Grief is a high form of grace. Grief is the space angels like to visit most. The place of ultimate surrender; lost in the middle of the river with palms turned up to the sky. In the moments we accept grief, we become a hollow bone and a grace that is bigger than us flows in. More life gets to enter when it stops resisting itself. When heart ache meets grace, there is no choice but to be in the process of expanding. Breath by breath, we contact what hurts and offer it more and more space.
Grief is a chance to be both the one that tends and the one tended to. We are asked to step forward to care for ourselves in ways we do not ordinarily have to. And when we simply can’t, we practice calling a friend to come over and stroke our forehead, remind us of what is hard in the moment to remember, bring us our favorite foods or to simply be. Being with one another in times of deep grief is an honor and privilege. The treasure chest offers itself to all who step towards it with presence.
I have learned that grief has a timeline that refuses to be rushed. In the same way one cannot make one’s broken leg heal faster even if the desire to do so is strong, we cannot rush the healing of our heart nor our nervous system. It has its own way of moving through a being. It is not the minds to control, but rather to ask over and over again “how can I show up for me in this moment? How can I bring kindness and compassion to right here and now? How can I let all of this be, even if I do not understand with my mind how this could possibly be blessing me somewhere amongst all the pain?”
This lesson came swiftly to me when I went to a gathering of close friends where I knew my former fiancé and his new partner would be in attendance. I went with the intention to step towards transitioning our relationship into friendship. I went with as much of an open heart as I could and as grounded in my body as I knew how to be.
Yet, when I saw them in connection, the familiar wave rolled through me. The hot tears came, my legs began to shake, my stomach contracted, and later that night I was overcome with nausea and the need to purge. That night I learned that the vision for an ideal relational future and the painful present moment reality share the same body. I cannot jump over the pain to get to what would feel better. Slow and steady tending is what is called for. That experience also showed me that space, time, boundaries, and non-communication are healing ingredients that support the construction of a new reality.

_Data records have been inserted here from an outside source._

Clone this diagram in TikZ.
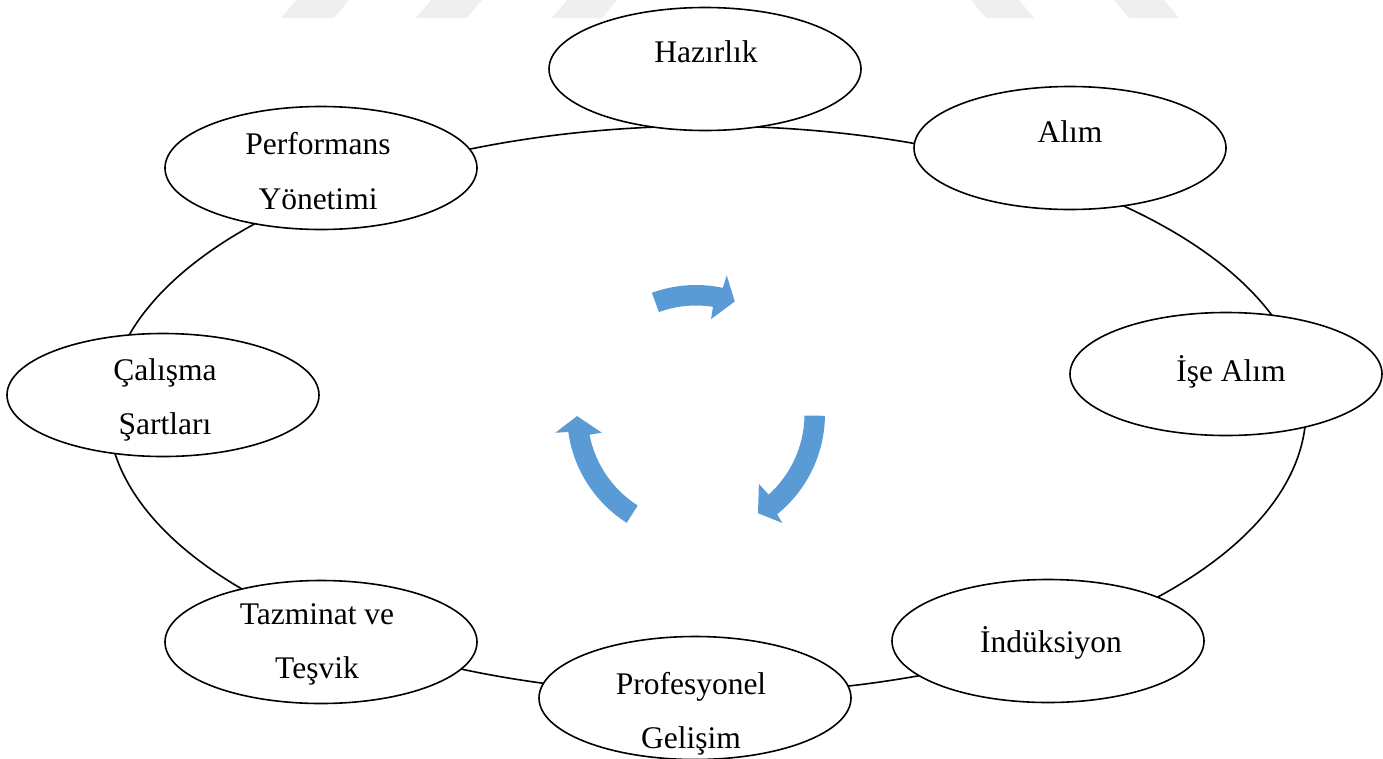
\documentclass[tikz,border=0pt]{standalone}
\usepackage{fontspec}
\setmainfont{Liberation Serif}
\usetikzlibrary{shapes.geometric}
\definecolor{cycleblue}{HTML}{5B9BD5}
\definecolor{wmgrey}{HTML}{EFEFEF}
\tikzset{
  stage/.style={ellipse, draw=black, line width=1.6pt, fill=white,
                minimum width=312pt, minimum height=123pt, inner sep=0pt},
  stagetext/.style={anchor=base, inner sep=0pt,
                    font=\fontsize{31.5}{55}\selectfont},
  loopring/.style={ellipse, draw=black, line width=1.6pt,
                   minimum width=1198pt, minimum height=568pt, inner sep=0pt},
  turnarrow/.style={fill=cycleblue, draw=none},
  wmshape/.style={fill=wmgrey, draw=none}
}
\begin{document}
\begin{tikzpicture}[x=1pt,y=-1pt]
\useasboundingbox (0,0) rectangle (1383,758);

% faint chevron tips along the top edge
\fill[wmshape] (296,0) -- (349,0) -- (334,18) -- (281,18) -- cycle;
\fill[wmshape] (431,0) -- (482,0) -- (467,18) -- (416,18) -- cycle;
\fill[wmshape] (567,0) -- (617,0) -- (602,18) -- (552,18) -- cycle;
\fill[wmshape] (971,0) -- (1019,0) -- (1034,18) -- (986,18) -- cycle;
\fill[wmshape] (1114,0) -- (1164,0) -- (1179,18) -- (1129,18) -- cycle;

% the ring joining the stages
\node[loopring] (ring) at (707,410) {};

% stages
\node[stage] (haz)  at (705,69)   {};
\node[stage] (alim) at (1070,148) {};
\node[stage] (ise)  at (1226,374) {};
\node[stage] (ind)  at (1048,641) {};
\node[stage] (prof) at (695,698)  {};
\node[stage] (taz)  at (321,642)  {};
\node[stage] (cal)  at (163,395)  {};
\node[stage] (perf) at (321,168)  {};

% stage labels
\node[stagetext] (hazT)  at (706,62)   {Hazırlık};
\node[stagetext] (alimT) at (1070,142) {Alım};
\node[stagetext] (iseT)  at (1231,381) {İşe Alım};
\node[stagetext] (indT)  at (1051,652) {İndüksiyon};
\node[stagetext] (profT1) at (691,694) {Profesyonel};
\node[stagetext] (profT2) at (691,748) {Gelişim};
\node[stagetext] (tazT1) at (317,624)  {Tazminat ve};
\node[stagetext] (tazT2) at (317,678)  {Teşvik};
\node[stagetext] (calT1) at (165,380)  {Çalışma};
\node[stagetext] (calT2) at (165,434)  {Şartları};
\node[stagetext] (perfT1) at (318,154) {Performans};
\node[stagetext] (perfT2) at (318,209) {Yönetimi};

% three curved block arrows turning clockwise
\begin{scope}[shift={(696,414)}]
  \fill[turnarrow] (110:108.5pt) arc[start angle=110, end angle=81, radius=108.5pt]
        -- (81:96pt) -- (71:119pt) -- (77.5:142pt) -- (78:129pt)
        arc[start angle=78, end angle=110, radius=129pt] -- cycle;
  \fill[turnarrow] (-0.8:108.5pt) arc[start angle=-0.8, end angle=-48, radius=108.5pt]
        -- (-48:94pt) -- (-58:117pt) -- (-51.6:139pt) -- (-51:129pt)
        arc[start angle=-51, end angle=-0.8, radius=129pt] -- cycle;
  \fill[turnarrow] (237.5:108.5pt) arc[start angle=237.5, end angle=191, radius=108.5pt]
        -- (191.2:96pt) -- (181:119pt) -- (187.6:142pt) -- (188:129pt)
        arc[start angle=188, end angle=237.5, radius=129pt] -- cycle;
\end{scope}
\end{tikzpicture}
\end{document}
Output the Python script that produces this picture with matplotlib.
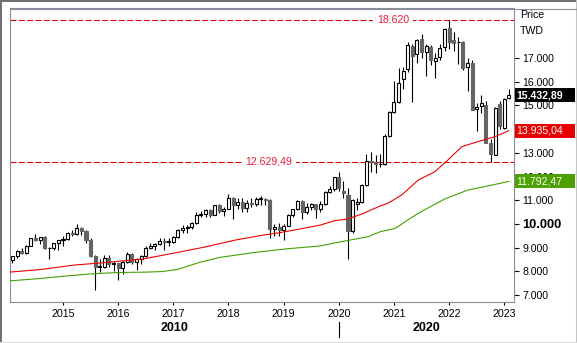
import matplotlib
matplotlib.use("Agg")
import matplotlib.pyplot as plt
from matplotlib import transforms
from matplotlib.lines import Line2D
from matplotlib.patches import Rectangle
import numpy as np

plt.rcParams['font.family'] = ['Liberation Sans', 'DejaVu Sans']
plt.rcParams['lines.scale_dashes'] = False

# monthly bars, Feb 2014 .. Feb 2023
start_year = 2014
start_month = 2

opens = [
    8462, 8639, 8849, 8792, 9075, 9393, 9315, 9436, 8966, 8975, 9187,
    9307, 9361, 9622, 9586, 9820, 9701, 9323, 8665, 8175, 8181, 8554, 8320,
    8338, 8145, 8411, 8744, 8377, 8536, 8667, 8984, 9069, 9167, 9290, 9240,
    9254, 9448, 9750, 9812, 9872, 10041, 10395, 10427, 10586, 10384, 10794, 10560,
    10643, 11104, 10815, 10919, 10658, 10875, 10837, 11057, 11064, 11006, 9802, 9888,
    9727, 9932, 10389, 10641, 10967, 10498, 10731, 10824, 10618, 10830, 11358, 11490,
    11997, 11400, 11230, 9708, 10850, 10943, 11621, 12665, 12592, 12516, 12546, 13723,
    14720, 15138, 16100, 16520, 17510, 17170, 17790, 17270, 17480, 16890, 17030, 17450,
    18250, 17760, 17660, 17690, 16610, 16780, 14830, 14980, 15020, 13400, 12910, 15050,
    14030, 15330,
]
highs = [
    8660, 8885, 8970, 9100, 9400, 9593, 9460, 9470, 9040, 9200, 9310,
    9500, 9640, 9728, 10014, 9858, 9745, 9400, 8700, 8500, 8700, 8700, 8450,
    8350, 8450, 8800, 8780, 8580, 8700, 9050, 9200, 9200, 9390, 9400, 9400,
    9500, 9800, 9972, 9970, 10100, 10513, 10530, 10620, 10650, 10800, 10850, 10700,
    11270, 11150, 11100, 11100, 11000, 11100, 11150, 11180, 11100, 11030, 10000, 10050,
    10000, 10400, 10650, 11000, 11000, 10880, 10900, 10850, 10950, 11400, 11600, 12000,
    12197, 11800, 11500, 11050, 11100, 11700, 12930, 13030, 12900, 12950, 13800, 14760,
    16040, 16580, 16630, 17660, 17600, 17800, 18034, 17600, 17530, 17200, 17600, 18250,
    18620, 18100, 17900, 17700, 17000, 16900, 15100, 15440, 15200, 13600, 14950, 15200,
    15300, 15700,
]
lows = [
    8370, 8580, 8740, 8720, 9060, 9280, 9170, 8940, 8501, 8880, 8900,
    9080, 9330, 9490, 9540, 9540, 9200, 8600, 7203, 7950, 8120, 8200, 8000,
    7627, 7900, 8350, 8300, 8050, 8300, 8600, 8950, 8900, 9130, 8900, 9050,
    9200, 9410, 9630, 9630, 9800, 10000, 10300, 10300, 10300, 10380, 10450, 10330,
    10630, 10190, 10650, 10500, 10500, 10700, 10750, 10800, 10800, 9400, 9500, 9500,
    9320, 9900, 10300, 10600, 10200, 10400, 10600, 10230, 10500, 10800, 11300, 11400,
    11400, 11100, 8523, 9600, 10600, 10900, 11600, 12200, 12150, 12400, 12500, 13650,
    14700, 15100, 15700, 16400, 15160, 16800, 17000, 16248, 16700, 16152, 16900, 17300,
    17400, 17300, 16760, 16500, 15616, 14800, 13928, 14700, 13400, 12629.49, 12900, 13990,
    14000, 15290,
]
closes = [
    8639, 8849, 8792, 9075, 9393, 9315, 9436, 8966, 8975, 9187, 9307,
    9361, 9622, 9586, 9820, 9701, 9323, 8665, 8175, 8181, 8554, 8320, 8338,
    8145, 8411, 8744, 8377, 8536, 8667, 8984, 9069, 9167, 9290, 9240, 9254,
    9448, 9750, 9812, 9872, 10041, 10395, 10427, 10586, 10384, 10794, 10560, 10643,
    11104, 10815, 10919, 10658, 10875, 10837, 11057, 11064, 11006, 9802, 9888, 9727,
    9932, 10389, 10641, 10967, 10498, 10731, 10824, 10618, 10830, 11358, 11490, 11997,
    11495, 11292, 9708, 10992, 10943, 11621, 12665, 12592, 12516, 12546, 13723, 14733,
    15138, 15954, 16431, 17567, 17068, 17755, 17247, 17491, 16935, 16987, 17428, 18219,
    17674, 17652, 17693, 16592, 16807, 14826, 14931, 15095, 13425, 12950, 14880, 14138,
    15265, 15432.89,
]

# moving averages (decimal year, value)
ma_red_dates = [2014.0, 2014.61, 2015.21, 2015.61, 2015.82, 2016.45, 2017.08, 2017.54,
                2018.15, 2018.63, 2018.93, 2019.35, 2019.66, 2019.93, 2020.15, 2020.42,
                2020.75, 2020.89, 2021.14, 2021.44, 2021.74, 2021.98, 2022.23, 2022.56,
                2022.83, 2023.083]
ma_red_values = [7960, 8080, 8265, 8340, 8380, 8520, 8800, 9010,
                 9330, 9530, 9630, 9810, 9950, 10140, 10200, 10420,
                 10755, 10870, 11220, 11850, 12200, 12700, 13260, 13500,
                 13680, 13935.04]
ma_green_dates = [2014.0, 2014.5, 2015.0, 2015.5, 2016.0, 2016.5, 2016.8, 2017.08,
                  2017.48, 2017.85, 2018.44, 2019.06, 2019.66, 2020.02, 2020.53, 2020.75,
                  2021.02, 2021.44, 2021.92, 2022.34, 2022.70, 2023.083]
ma_green_values = [7590, 7680, 7790, 7890, 7950, 7965, 7990, 8080,
                   8380, 8590, 8785, 8950, 9070, 9240, 9460, 9670,
                   9810, 10450, 11050, 11430, 11600, 11792.47]

peak_level = 18620
trough_level = 12629.49
y_ticks = list(range(7000, 18000, 1000))
x_ticks = list(range(2015, 2024))


def de_num(v, decimals=0):
    s = f"{v:,.{decimals}f}"
    return s.replace(',', '#').replace('.', ',').replace('#', '.')


W, H = 577, 343
fig = plt.figure(figsize=(W / 100, H / 100), dpi=100)
fig.patch.set_facecolor('white')


def fx(x):
    return x / W


def fy(y):
    return 1 - y / H


ax = fig.add_axes([fx(9.5), fy(302), fx(514) - fx(9.5), fy(8) - fy(302)])
ax.set_xlim(2014.03, 2023.176)
ax.set_ylim(6705, 19110)

o = np.array(opens, float)
h = np.array(highs, float)
l = np.array(lows, float)
c = np.array(closes, float)
months = np.arange(len(c))
dates = start_year + (start_month - 1 + months) / 12.0
up = c >= o

# candles
ax.vlines(dates, l, h, color='black', lw=0.8, zorder=3)
bottom = np.minimum(o, c)
height = np.maximum(np.abs(c - o), 30)
ax.bar(dates[up], height[up], bottom=bottom[up], width=0.055, color='white',
       edgecolor='black', linewidth=0.8, zorder=4)
ax.bar(dates[~up], height[~up], bottom=bottom[~up], width=0.055, color='#646464',
       edgecolor='#646464', linewidth=0.8, zorder=4)

# moving averages
ax.plot(ma_red_dates, ma_red_values, color='#f00000', lw=0.8, zorder=5)
ax.plot(ma_green_dates, ma_green_values, color='#44a000', lw=0.8, zorder=5)

# high / low levels
for lvl, txt, xpos in [(peak_level, de_num(peak_level), 2020.98),
                       (trough_level, de_num(trough_level, 2), 2018.73)]:
    ax.axhline(lvl, color='#e00000', lw=0.8, ls=(0, (4.3, 1.7)), zorder=2)
    ax.text(xpos, lvl, txt, color='#ee1a3a', fontsize=7.6, ha='center', va='center',
            zorder=6, bbox=dict(boxstyle='square,pad=0.35', fc='white', ec='none'))

# axes styling
for sp in ax.spines.values():
    sp.set_color('#8c8c9c')
    sp.set_linewidth(0.8)
ax.yaxis.tick_right()
# 14.000 sits under the red value box, so it gets no label
ax.set_yticks(y_ticks, ['' if v == 14000 else de_num(v) for v in y_ticks])
ax.tick_params(axis='y', length=3.6, width=0.8, pad=2.6, labelsize=7.6, colors='black')
for lab, v in zip(ax.get_yticklabels(), y_ticks):
    if v == 10000:
        lab.set_fontweight('bold')
        lab.set_fontsize(9.3)
ax.set_xticks(x_ticks, [str(v) for v in x_ticks])
ax.tick_params(axis='x', length=2.2, width=0.8, pad=2.5, labelsize=7.7, colors='black')

# decade row
trans_xd = transforms.blended_transform_factory(ax.transData, fig.transFigure)
x0, x1 = ax.get_xlim()
ax.text((x0 + 2020) / 2, fy(327.7), '2010', transform=trans_xd, fontsize=9,
        fontweight='bold', ha='center', va='center', clip_on=False)
ax.text((2020 + x1) / 2, fy(327.7), '2020', transform=trans_xd, fontsize=9,
        fontweight='bold', ha='center', va='center', clip_on=False)
ax.add_artist(Line2D([2020, 2020], [fy(322), fy(337)], transform=trans_xd,
                     color='black', lw=0.8, clip_on=False))

# right-hand labels
fig.text(fx(520), fy(15), 'Price', fontsize=7.6, ha='left', va='center')
fig.text(fx(520), fy(31), 'TWD', fontsize=7.6, ha='left', va='center')

trans_fd = transforms.blended_transform_factory(fig.transFigure, ax.transData)
half = 7 / 23.7 * 1000
for val, face, bold in [(closes[-1], 'black', True),
                        (ma_red_values[-1], '#e80000', False),
                        (ma_green_values[-1], '#4ca000', False)]:
    ax.add_patch(Rectangle((fx(515), val - half), fx(575) - fx(515), 2 * half,
                           transform=trans_fd, facecolor=face, edgecolor='none',
                           clip_on=False, zorder=10))
    ax.text(fx(516.5), val, de_num(val, 2), transform=trans_fd, color='white',
            fontsize=7.6, fontweight='bold' if bold else 'normal',
            ha='left', va='center', clip_on=False, zorder=11)

# frame
frame = [
    ([0, W], [1, 1], '#6e6e6e', 1.4),
    ([1, 1], [0, H], '#6e6e6e', 1.4),
    ([575.5, 575.5], [0, 341.5], '#c4c4c4', 0.8),
    ([0, W], [341.5, 341.5], '#dcdcdc', 0.8),
    ([9.5, 575.5], [8.5, 8.5], '#8c8c9c', 0.8),
]
for xs, ys, col, lw in frame:
    fig.add_artist(Line2D([fx(v) for v in xs], [fy(v) for v in ys], color=col, lw=lw))

fig.savefig('out.png', dpi=100)
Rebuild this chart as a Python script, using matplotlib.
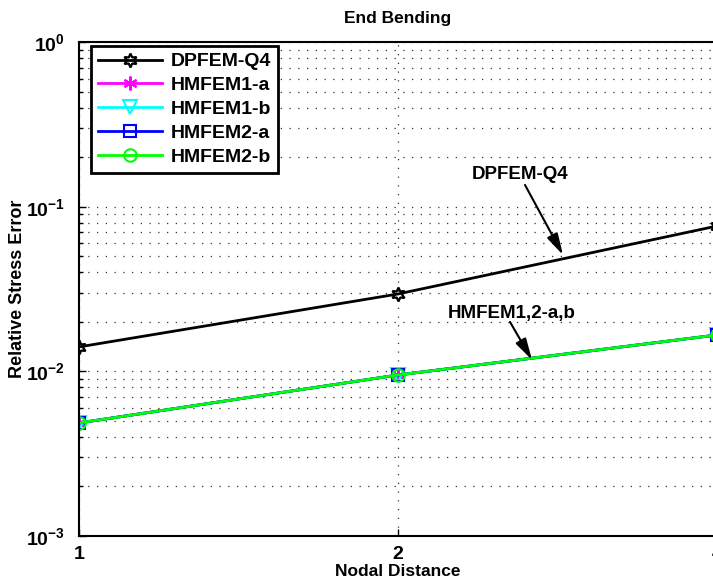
import math
import matplotlib
matplotlib.use("Agg")
import matplotlib.pyplot as plt
from matplotlib.ticker import FixedLocator, LogLocator, NullFormatter, FuncFormatter

plt.rcParams['font.family'] = ['Liberation Sans', 'DejaVu Sans']
plt.rcParams['font.weight'] = 'bold'
plt.rcParams['mathtext.fontset'] = 'custom'
plt.rcParams['mathtext.rm'] = 'Liberation Sans:bold'
plt.rcParams['mathtext.bf'] = 'Liberation Sans:bold'
plt.rcParams['mathtext.it'] = 'Liberation Sans:bold'

nodal = [1, 2, 4]
dpfem_q4 = [0.01407, 0.0295, 0.0763]
hmfem1_a = [0.00486, 0.0095, 0.01663]
hmfem1_b = [0.00486, 0.0095, 0.01663]
hmfem2_a = [0.00486, 0.0095, 0.01663]
hmfem2_b = [0.00486, 0.0095, 0.01663]
x_ticks = [1, 2, 4]

fig = plt.figure(figsize=(7.13, 5.86), dpi=100)
W, H = 713, 586
left, right, top, bottom = 79, 717, 42, 536
ax = fig.add_axes([left / W, 1 - bottom / H, (right - left) / W, (bottom - top) / H])
ax.set_xscale('log', base=2)
ax.set_yscale('log')

hexagram = (6, 1, 0)
asterisk = (6, 2, 0)
ax.plot(nodal, dpfem_q4, color='black', lw=2, marker=hexagram, ms=10, mfc='none', mew=1.6, label='DPFEM-Q4')
ax.plot(nodal, hmfem1_a, color='magenta', lw=2, marker=asterisk, ms=10, mew=1.5, label='HMFEM1-a')
ax.plot(nodal, hmfem1_b, color='cyan', lw=2, marker='v', ms=10, mfc='none', mew=1.5, label='HMFEM1-b')
ax.plot(nodal, hmfem2_a, color='blue', lw=2, marker='s', ms=8, mfc='none', mew=1.5, label='HMFEM2-a')
ax.plot(nodal, hmfem2_b, color='#00ff00', lw=2, marker='o', ms=9, mfc='none', mew=1.5, label='HMFEM2-b')

ax.set_xlim(1, 4)
ax.set_ylim(1e-3, 1)
ax.xaxis.set_major_locator(FixedLocator(x_ticks))
ax.xaxis.set_major_formatter(FuncFormatter(lambda v, p: f'{int(round(v))}'))
ax.xaxis.set_minor_locator(FixedLocator([]))
ax.yaxis.set_major_locator(LogLocator(base=10))
ax.yaxis.set_minor_locator(LogLocator(base=10, subs=range(2, 10)))
ax.yaxis.set_minor_formatter(NullFormatter())

def yfmt(v, p):
    e = int(round(math.log10(v)))
    return r'$10^{%d}$' % e
ax.yaxis.set_major_formatter(FuncFormatter(yfmt))

ax.grid(True, which='major', axis='both', linestyle=(0, (1, 6)), color='#333333', lw=0.9)
ax.grid(True, which='minor', axis='y', linestyle=(0, (1, 6)), color='#333333', lw=0.9)
ax.tick_params(axis='both', which='both', direction='in', labelsize=14, width=1, length=5)
ax.tick_params(which='minor', length=3)
ax.tick_params(axis='y', pad=10)
ax.tick_params(axis='x', pad=7)
for lbl in ax.get_xticklabels() + ax.get_yticklabels():
    lbl.set_fontweight('bold')
for s in ax.spines.values():
    s.set_linewidth(1.5)

ax.set_title('End Bending', fontsize=12.5, fontweight='bold', pad=14)
ax.set_xlabel('Nodal Distance', fontsize=12.5, fontweight='bold', labelpad=1)
ax.set_ylabel('Relative Stress Error', fontsize=13, fontweight='bold', labelpad=0)

leg = ax.legend(loc='upper left', bbox_to_anchor=(0.019, 0.992), fontsize=14, frameon=True,
                fancybox=False, edgecolor='black', framealpha=1, borderpad=0.35,
                handlelength=3.3, handletextpad=0.45, labelspacing=0.32, borderaxespad=0)
leg.get_frame().set_linewidth(2)
for t in leg.get_texts():
    t.set_fontweight('bold')

def xd(px):
    return 2 ** ((px - left) / 319.0)

def yd(py):
    return 10 ** (-(py - top) / 164.7)

aprops = dict(arrowstyle='-|>,head_length=1.3,head_width=0.35', color='black', lw=1.5,
              shrinkA=0, shrinkB=0)
ax.text(xd(520), yd(175), 'DPFEM-Q4', fontsize=13.5, fontweight='bold', ha='center', va='center')
ax.annotate('', xy=(xd(563), yd(255)), xytext=(xd(525), yd(185)), arrowprops=aprops)
ax.text(xd(512), yd(314), 'HMFEM1,2-a,b', fontsize=13.5, fontweight='bold', ha='center', va='center')
ax.annotate('', xy=(xd(532), yd(360)), xytext=(xd(510), yd(322)), arrowprops=aprops)

fig.savefig('out.png', dpi=100)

Yes, grief has become a bedside friend. And over time we are both softening. I do not resist its presence anymore. I have stopped making it wrong and given up on attempting to control it. Sometimes grief presents itself surprisingly and suddenly and asks for my attention. All I can do in those moments is try my best to love the bits that hurt. To meet hard with soft. To exhale more and take solace in the knowing that grief is inevitable when we choose to love. It is brave to keep choosing love.
And that’s why we practice yoga, so that we can be brave when it is time to be brave. That is why we come day after day to the mat or the cushion and we practice being with what is, feeling what is, moving and breathing with what is. We practice presence when presence sits beside heart break and uncertainty and all of the unanswerable questions.
We practice yoga so that the light of our awareness provides warmth even to the coldest and darkest of corners. We practice to keep a candle lit inside of ourselves. A steady flame of awareness that guide’s us through grief’s wilderness. T
Though it can be hard to see while in grief, we can trust what the sages and the poets remind us: on the other side of night is day. When the darkness lifts, there waits a sunrise more beautiful than we could have imagined. Life rises anew. Out there on the shifting horizon, the dawning of your next becoming.